President Obama wants to give maybe one-half of them some sort of regularized status. He would limit his measures to immigrants who have lived here five years, have clean records, worked diligently, raised American-born children in their families — all good citizens without legal status, forever at risk of deportation. Some have driver’s licenses; some don’t. Some pay taxes; some don’t.
Many Republicans are dead set again this sort of “amnesty” — a measure that resembles one set up under President Reagan (who is little mentioned). Republicans loudly lament that Obama is bypassing the Congress in taking action by executive decree. But, they block any action whatsoever — and the problem grows annually.
The Obama plan would also tighten up the regulations affecting employers who hire illegal workers and it would speed up and simplify the procedures that foreigners seeking to emigrate here have to go through.
Beyond negativity, Republicans have no specific proposals for remedy. In fairness, they are concerned that liberal treatment of immigrants living here illegally will only encourage others to travel northward. They have a point. They also have a point that a nation that can’t control its border isn’t fully sovereign.
But, we would hardly be a peaceful sovereign state if we tried to use police powers to capture and deport the illegals among the many Jamaicans, Haitians and others who crowd our street. That is a prescription for chaos.
So, what is to be done?
First, we need to get our national priorities straight. The press reported the other day that U.S. air operations against the “Islamic State” had after a few months passed the $1 billion mark. It seems highly probable that the threat to America — as opposed to Middle Eastern friends and allies who are half-hearted in the struggle — will be much the same whether or not we bomb.

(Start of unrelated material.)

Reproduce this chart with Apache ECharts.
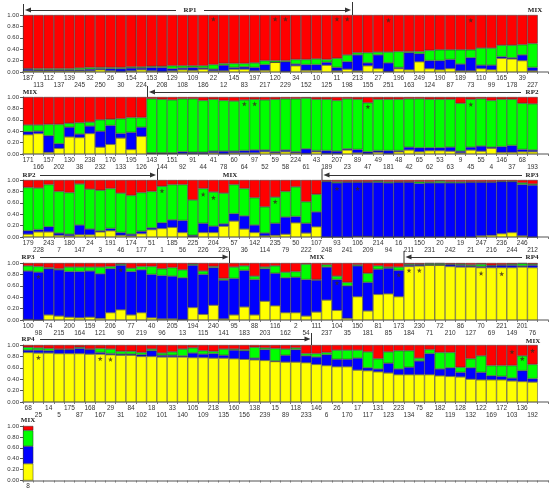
<!DOCTYPE html>
<html>
<head>
<meta charset="utf-8">
<script src="https://cdn.jsdelivr.net/npm/echarts@6/dist/echarts.min.js"></script>
<style>
  html, body { margin: 0; padding: 0; background: #fff; }
  #main { width: 550px; height: 497px; }
</style>
</head>
<body>
<div id="main"></div>
<script>
// row 1
var labels1 = ["187","113","112","137","139","245","32","250","26","30","154","224","153","208","129","108","109","186","22","12","145","83","197","217","120","229","34","152","10","125","11","198","213","155","27","251","196","163","249","124","190","87","189","73","110","99","165","178","39","227"];
var yellow1 = [.02,.02,.02,.02,.02,.02,.02,.04,.02,.01,.02,.04,.02,.01,.02,.04,.03,.05,.02,.02,.05,.05,.02,.03,.17,.01,.11,.03,.03,.12,.02,.05,.02,.11,.06,.01,.06,.04,.18,.06,.04,.06,.02,.02,.06,.04,.24,.23,.20,.02];
var blue1   = [.03,.02,.02,.02,.02,.02,.03,.02,.04,.05,.05,.03,.06,.07,.04,.03,.05,.02,.03,.10,.03,.04,.06,.10,.00,.17,.03,.10,.10,.05,.06,.13,.28,.05,.24,.15,.02,.30,.14,.14,.16,.16,.12,.23,.06,.08,.03,.02,.10,.06];
var green1  = [.01,.02,.02,.02,.02,.03,.03,.02,.02,.02,.02,.02,.02,.02,.05,.04,.03,.04,.08,.03,.07,.06,.08,.07,.03,.02,.08,.09,.10,.05,.16,.12,.04,.18,.05,.19,.28,.02,.04,.18,.19,.17,.25,.14,.30,.30,.20,.22,.18,.42];
var red1    = [.94,.94,.94,.94,.94,.93,.92,.92,.92,.92,.91,.91,.90,.90,.89,.89,.89,.89,.87,.85,.85,.85,.84,.80,.80,.80,.78,.78,.77,.78,.76,.70,.66,.66,.65,.65,.64,.64,.64,.62,.61,.61,.61,.61,.58,.58,.53,.53,.52,.50];
var stars1  = [[18,.93],[24,.93],[25,.93],[30,.93],[31,.93],[35,.91],[43,.91]];

// row 2
var labels2 = ["171","166","157","202","130","38","238","232","176","133","195","126","143","144","151","92","91","44","41","78","60","64","97","52","59","58","224","61","43","189","207","23","89","47","49","181","48","42","65","62","53","63","9","45","55","4","146","37","68","193"];
var yellow2 = [.34,.36,.03,.10,.30,.29,.36,.12,.17,.28,.08,.31,.01,.01,.01,.01,.01,.01,.02,.01,.02,.02,.02,.04,.02,.04,.02,.01,.04,.01,.01,.07,.02,.01,.03,.01,.04,.07,.04,.06,.06,.05,.02,.07,.05,.10,.03,.03,.04,.04];
var blue2   = [.05,.04,.29,.08,.17,.06,.13,.28,.33,.08,.30,.16,.01,.01,.01,.03,.02,.02,.03,.04,.03,.04,.05,.03,.02,.03,.02,.08,.02,.05,.04,.02,.06,.03,.03,.05,.02,.05,.07,.05,.05,.07,.03,.05,.09,.02,.10,.12,.04,.03];
var green2  = [.12,.11,.20,.34,.07,.20,.07,.20,.11,.26,.26,.17,.95,.94,.93,.93,.94,.91,.91,.89,.88,.89,.89,.88,.92,.90,.93,.89,.90,.90,.89,.88,.88,.86,.90,.90,.90,.85,.86,.85,.85,.84,.84,.84,.83,.82,.83,.81,.81,.81];
var red2    = [.49,.49,.48,.48,.46,.45,.44,.40,.39,.38,.36,.36,.03,.04,.05,.03,.03,.06,.04,.06,.07,.05,.04,.05,.04,.03,.03,.02,.04,.04,.06,.03,.04,.10,.04,.04,.04,.03,.03,.04,.04,.04,.11,.04,.03,.06,.04,.04,.11,.12];
var stars2  = [[21,.88],[22,.88],[33,.83],[43,.87]];

// row 3
var labels3 = ["179","228","243","7","180","147","24","3","191","46","174","177","51","1","185","56","225","226","204","229","57","36","142","114","235","79","50","222","107","248","93","241","106","209","214","94","16","211","150","231","20","242","19","21","247","216","236","244","246","212"];
var yellow3 = [.05,.09,.09,.03,.02,.04,.04,.09,.11,.03,.02,.06,.13,.15,.17,.08,.01,.08,.08,.19,.28,.14,.08,.02,.03,.05,.25,.07,.18,.00,.00,.00,.01,.01,.00,.00,.00,.00,.00,.00,.00,.00,.00,.00,.02,.03,.06,.08,.02,.00];
var blue3   = [.06,.04,.09,.04,.03,.17,.10,.02,.04,.05,.03,.04,.03,.10,.13,.21,.02,.16,.11,.04,.13,.23,.13,.05,.21,.30,.11,.17,.26,.97,.95,.96,.95,.95,.96,.95,.96,.96,.94,.95,.95,.95,.95,.96,.94,.93,.91,.89,.90,.91];
var green3  = [.76,.73,.74,.73,.73,.72,.70,.71,.70,.69,.68,.68,.64,.64,.62,.63,.62,.61,.60,.54,.51,.48,.48,.46,.46,.45,.52,.38,.31,.01,.02,.01,.01,.01,.02,.02,.01,.01,.03,.02,.03,.02,.02,.01,.01,.01,.01,.01,.03,.02];
var red3    = [.13,.14,.08,.20,.22,.07,.16,.18,.15,.23,.27,.22,.20,.11,.08,.08,.35,.15,.21,.23,.08,.15,.31,.47,.30,.20,.12,.38,.25,.02,.03,.03,.03,.03,.02,.03,.03,.03,.03,.03,.02,.03,.03,.03,.03,.03,.02,.02,.05,.07];
var stars3  = [[13,.81],[17,.75],[18,.69],[24,.62],[30,.85],[32,.85]];

// row 4
var labels4 = ["100","98","74","215","200","164","159","121","206","90","77","219","40","96","205","13","194","115","240","141","95","183","88","203","116","162","2","54","111","237","104","35","150","181","81","85","173","184","230","71","72","210","86","127","70","69","221","149","201","76"];
var yellow4 = [.01,.00,.09,.07,.05,.04,.05,.03,.13,.18,.09,.13,.04,.02,.02,.01,.22,.10,.26,.02,.09,.23,.09,.33,.25,.13,.13,.07,.14,.35,.17,.03,.41,.16,.45,.46,.41,.94,.95,.96,.96,.94,.93,.93,.92,.92,.92,.92,.93,.92];
var blue4   = [.85,.84,.81,.81,.80,.81,.81,.78,.77,.78,.76,.75,.76,.76,.75,.73,.74,.70,.66,.68,.64,.64,.62,.57,.57,.61,.62,.64,.56,.58,.54,.57,.54,.50,.44,.45,.46,.02,.02,.01,.01,.03,.03,.02,.02,.03,.04,.04,.02,.04];
var green4  = [.09,.10,.02,.02,.08,.08,.07,.12,.04,.02,.06,.06,.14,.12,.15,.14,.02,.06,.02,.03,.20,.08,.06,.03,.13,.10,.10,.27,.01,.04,.06,.06,.02,.16,.06,.02,.06,.02,.01,.02,.02,.01,.02,.02,.04,.01,.01,.02,.04,.02];
var red4    = [.05,.06,.08,.10,.07,.07,.07,.07,.06,.02,.09,.06,.06,.10,.08,.12,.02,.14,.06,.27,.07,.05,.23,.07,.05,.16,.15,.02,.29,.03,.23,.34,.03,.18,.05,.07,.07,.02,.02,.01,.01,.02,.02,.03,.02,.04,.03,.02,.01,.02];
var stars4  = [[1,.76],[9,.88],[30,.65],[36,.79],[37,.87],[38,.87],[44,.82],[46,.81]];

// row 5
var labels5 = ["68","25","14","5","175","87","168","167","29","31","84","102","18","101","33","140","105","109","218","135","160","156","138","239","15","89","118","233","146","6","26","170","17","117","131","123","223","134","75","82","182","119","128","132","122","169","172","103","136","192"];
var yellow5 = [.87,.86,.86,.85,.85,.85,.84,.84,.83,.82,.82,.80,.80,.79,.79,.79,.78,.78,.77,.77,.76,.75,.74,.73,.71,.70,.70,.69,.66,.64,.62,.62,.56,.55,.53,.51,.48,.48,.48,.48,.46,.45,.44,.40,.39,.39,.39,.37,.36,.35];
var blue5   = [.04,.05,.04,.07,.07,.09,.08,.03,.02,.02,.02,.03,.10,.03,.03,.02,.08,.06,.08,.05,.15,.15,.03,.19,.01,.12,.22,.12,.13,.19,.13,.13,.21,.05,.05,.17,.10,.13,.24,.37,.12,.15,.08,.20,.13,.07,.06,.05,.19,.06];
var green5  = [.05,.04,.04,.01,.01,.02,.01,.07,.08,.05,.05,.04,.03,.04,.06,.12,.09,.06,.04,.11,.02,.02,.19,.03,.22,.11,.03,.04,.06,.04,.16,.16,.14,.28,.18,.20,.32,.29,.05,.07,.29,.27,.09,.16,.29,.18,.19,.22,.26,.25];
var red5    = [.04,.05,.06,.07,.07,.04,.07,.06,.07,.11,.11,.13,.07,.14,.12,.07,.05,.10,.11,.07,.07,.08,.04,.05,.06,.07,.05,.15,.15,.13,.09,.09,.09,.12,.24,.12,.10,.10,.23,.08,.13,.13,.39,.24,.19,.36,.36,.36,.19,.34];
var stars5  = [[1,.78],[7,.76],[8,.75],[47,.88],[48,.76],[49,.90]];

// row 6
var labels6 = ["8"];
var yellow6 = [.31];
var blue6   = [.32];
var green6  = [.29];
var red6    = [.08];
var stars6  = [];

var rows = [
    { labels: labels1, yellow: yellow1, blue: blue1, green: green1, red: red1, stars: stars1 },
    { labels: labels2, yellow: yellow2, blue: blue2, green: green2, red: red2, stars: stars2 },
    { labels: labels3, yellow: yellow3, blue: blue3, green: green3, red: red3, stars: stars3 },
    { labels: labels4, yellow: yellow4, blue: blue4, green: green4, red: red4, stars: stars4 },
    { labels: labels5, yellow: yellow5, blue: blue5, green: green5, red: red5, stars: stars5 },
    { labels: labels6, yellow: yellow6, blue: blue6, green: green6, red: red6, stars: stars6 },
];

var gridTops = [15, 97, 180, 263, 345, 426];
var slots = 51;
var colors = { yellow: "#ffff00", blue: "#0000ff", green: "#00ff00", red: "#ff0000" };
var starPath = "path://M0,-5L1.2,-1.6L4.8,-1.6L1.9,0.6L2.9,4L0,2L-2.9,4L-1.9,0.6L-4.8,-1.6L-1.2,-1.6Z";

var grids = [], xAxes = [], yAxes = [], series = [];
rows.forEach(function (row, r) {
    grids.push({ left: 23, top: gridTops[r], width: 525, height: 57 });
    var cats = row.labels.slice();
    while (cats.length < slots) cats.push("");
    xAxes.push({
        type: "category",
        gridIndex: r,
        data: cats,
        axisLine: { lineStyle: { color: "#a8a8a8", width: 2 } },
        axisTick: { show: true, interval: 0, length: 2, lineStyle: { color: "#777" } },
        axisLabel: {
            interval: 0,
            fontSize: 6.5,
            fontFamily: "Liberation Sans",
            color: "#333",
            margin: 2.5,
            lineHeight: 7,
            formatter: function (v, i) { return i % 2 ? "\n" + v : v; },
        },
    });
    yAxes.push({
        type: "value",
        gridIndex: r,
        min: 0,
        max: 1,
        interval: 0.2,
        axisLine: { show: true, lineStyle: { color: "#555" } },
        axisTick: { show: true, length: 3, lineStyle: { color: "#555" } },
        splitLine: { show: false },
        axisLabel: {
            fontSize: 6,
            fontFamily: "Liberation Sans",
            color: "#333",
            margin: 4,
            formatter: function (v) { return v.toFixed(2); },
        },
    });
    ["yellow", "blue", "green", "red"].forEach(function (k) {
        series.push({
            type: "bar",
            xAxisIndex: r,
            yAxisIndex: r,
            stack: "s" + r,
            data: row[k],
            barCategoryGap: "0%",
            itemStyle: { color: colors[k], borderColor: "#333", borderWidth: 0.5 },
            silent: true,
        });
    });
    series.push({
        type: "scatter",
        xAxisIndex: r,
        yAxisIndex: r,
        data: row.stars,
        symbol: starPath,
        symbolSize: 5,
        itemStyle: { color: "#3a2a20" },
        silent: true,
        z: 5,
    });
});

// bracket annotations above each row
var ink = "#333";
var font = 'bold 7px "Liberation Serif"';
var graphic = [];
function seg(x1, y1, x2, y2) {
    graphic.push({ type: "line", shape: { x1: x1, y1: y1, x2: x2, y2: y2 }, style: { stroke: ink, lineWidth: 1 } });
}
function txt(x, y, s) {
    graphic.push({ type: "text", x: x, y: y, style: { text: s, font: font, fill: "#222", align: "center", verticalAlign: "middle" } });
}
function headL(x, y) {
    graphic.push({ type: "polygon", shape: { points: [[x, y], [x + 6, y - 2.5], [x + 6, y + 2.5]] }, style: { fill: ink } });
}
function headR(x, y) {
    graphic.push({ type: "polygon", shape: { points: [[x, y], [x - 6, y - 2.5], [x - 6, y + 2.5]] }, style: { fill: ink } });
}

// row 1
seg(23.5, 4, 23.5, 15); headL(25, 10); seg(28, 10.5, 176, 10.5); txt(190, 10, "RP1");
seg(204, 10.5, 348, 10.5); headR(351, 10); seg(352.5, 2, 352.5, 15); txt(535, 10, "MIX");
// row 2
txt(30, 92, "MIX"); seg(147.5, 86, 147.5, 97); headL(149, 92); seg(152, 92.5, 521, 92.5); txt(532, 92, "RP2");
// row 3
txt(29, 175, "RP2"); seg(40, 175.5, 153, 175.5); headR(156, 175); seg(157.5, 169, 157.5, 180);
txt(230, 175, "MIX");
seg(322, 169, 322, 180); headL(323.5, 175); seg(327, 175.5, 522, 175.5); txt(532, 175, "RP3");
// row 4
txt(28, 257, "RP3"); seg(40, 257.5, 226, 257.5); headR(228.5, 257); seg(229.5, 251, 229.5, 263);
txt(317, 257, "MIX");
seg(404, 251, 404, 263); headL(405.5, 257); seg(409, 257.5, 522, 257.5); txt(532, 257, "RP4");
// row 5
txt(28, 339, "RP4"); seg(40, 339.5, 308, 339.5); headR(310.5, 339); seg(311.5, 333, 311.5, 345);
txt(533, 341, "MIX");
// row 6
txt(28, 420, "MIX");

var myChart = echarts.init(document.getElementById("main"), null, { renderer: "canvas" });
myChart.setOption({
    animation: false,
    grid: grids,
    xAxis: xAxes,
    yAxis: yAxes,
    series: series,
    graphic: graphic,
});
</script>
</body>
</html>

The Middle East is important — vital — to our well-being, but Latin America is the persisting, quiet danger that can only grow more threatening. I don’t suggest that we drop $1 billion worth of bombs on the barrios and villages of Latin American. But if we invested that sum or even more in education and development in those neglected places, we might, just might, persuade some youth to stay at home. An even more potent use of our money would be to put more of it, backed by our great persuasive powers, behind effective family planning programs.
Now that would require real political courage!
Henry Precht is a retired Foreign Service Officer.